What is the cringe factor?
When dealing with questionable people Dr. Cloud refers to the cringe factor. If you have to take a big gulp before committing to working with someone, that’s the cringe factor. Sometimes when I meet a client for the very first time, I sense during the conversation that something is not quite right with this person. That’s the cringe factor. Or sometimes I’ve actually worked with a bad client before and he contacts me again to employ my services. If I ignore the bells and whistles going off in my brain, that’s the cringe factor I’m ignoring.
Recently I crossed paths with two bad clients: The Know-It-All and the Cheapskate. One I handled beautifully, the other got the best of me.
A prospective client, thirty years my junior, contacted me about financing for a marina with a lot of unique challenges. Based on the preliminary information provided, I told him that likely I could do a 65% LTV loan for him and if the moon and the stars aligned perfectly, maybe a 70% LTV. “That’s all you can get me,” he said? He was confident that he could find a lender who would allow a second behind their first deed of trust so that he would only have to put 5 or possibly 10% down with the seller financing the difference. That’s when I cringed.
I told him I knew of no conventional lender that would knowingly allow him to have a second mortgage on the property. Our conversation came quickly to a close with him thinking that his vast real estate experience of 5+ years trumped my 35+ years in the commercial real estate financing business. When confronted with a know-it-all tell them the truth and when he leaves in a huff count yourself lucky you didn’t waste your time working on his deal.
A former client contacted me about financing three properties he had under contract. He would need about $5 million in financing. As the weeks progressed the three properties unexpectedly narrowed down to one property needing a loan of about $1 million. So instead of eventually receiving a nice sized commission the fee for my services would be very modest. Over the years I’ve learned I work just as hard for a small commission as you do for a large one, but I get paid a whole lot less. So I rarely do loans below $2 million because the commission is too small for the time spent.
But because he was a previous client of mine I willingly went to work finding the best possible loan for him. The property had significant issues making it difficult to find financing. I contacted a dozen lenders and found three that provided letters of interest. The lender he chose came with a ¼ point loan fee and my client required that I subtract this fee from my already meager loan fee. Wow! Talk about not appreciating what I had done for him! After thinking about my alternatives, I decided a small fee for my services was better than no fee, but I promised myself I will never do business with this guy again.

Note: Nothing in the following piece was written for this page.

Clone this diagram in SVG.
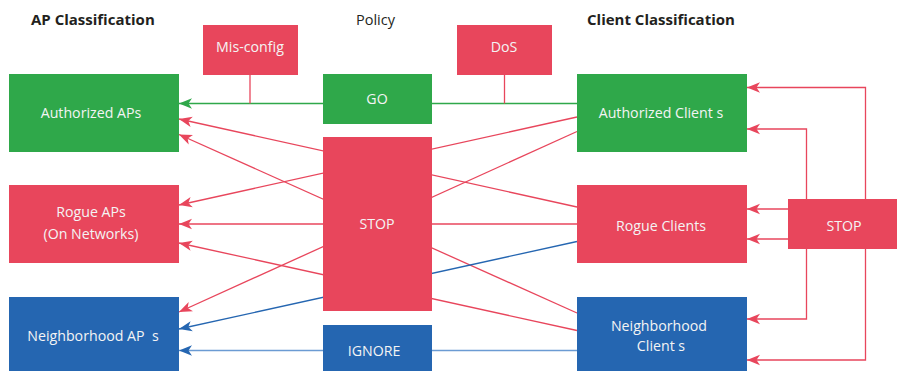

Don’t ignore the cringe factor
At this point in my career I rarely ignore the cringe factor. But when I do, I almost always live to regret it. The best way to fix a problem, in this case a bad client, is not to have one to begin with. Learn to listen to that little voice inside that tells you not to become involved with a bad client. A wise man once said about the cringe factor: “A prudent man sees danger and takes refuge, but the simple keep going and suffer for it.”
How about you? How have you handled bad clients? Or have they gotten the better of you?